SEO for personal injury lawyers requires sustained effort across multiple channels—technical optimization, content creation, local signals, and link building—but generates compounding returns once established. The firms dominating search results in 2026 started building their SEO foundation 18-24 months earlier, creating comprehensive content, earning reviews, and building authority systematically.

Start with the fundamentals: claim and optimize your Google Business Profile, create detailed practice area pages for your main case types, build location pages for cities you serve, and implement proper on-page optimization. Then expand strategically: publish helpful blog content consistently, generate reviews through systematic processes, build local citations, and earn links from relevant local and legal sources.

Track metrics that matter—organic conversions, consultation requests, signed cases—not vanity metrics like total traffic or keyword rankings in isolation. Expect 6-12 months before seeing significant results, and budget accordingly. Combine SEO with Google Ads strategically rather than viewing them as competing budget items.

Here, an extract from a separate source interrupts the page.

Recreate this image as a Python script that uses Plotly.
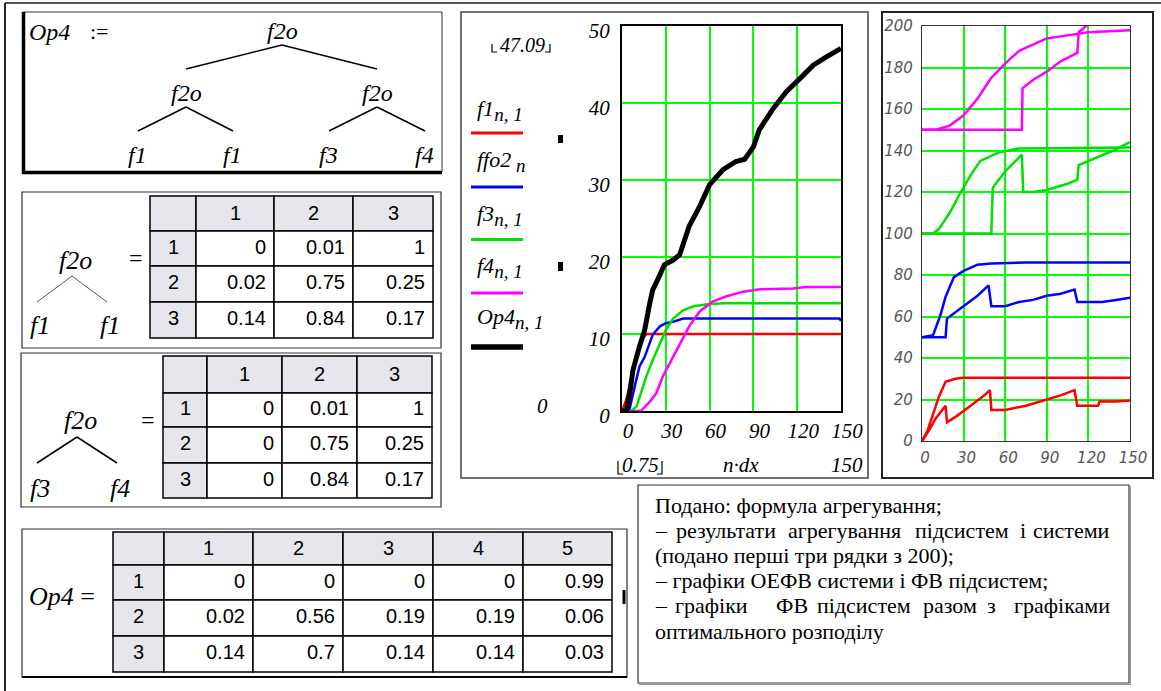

The competitive landscape will only intensify. Firms that invest in SEO now build sustainable client acquisition channels that continue generating cases for years. Those that delay cede ground to competitors, making it progressively harder and more expensive to catch up. The question isn’t whether to invest in SEO, but whether you’ll start building that foundation today or watch competitors capture the clients searching for help right now.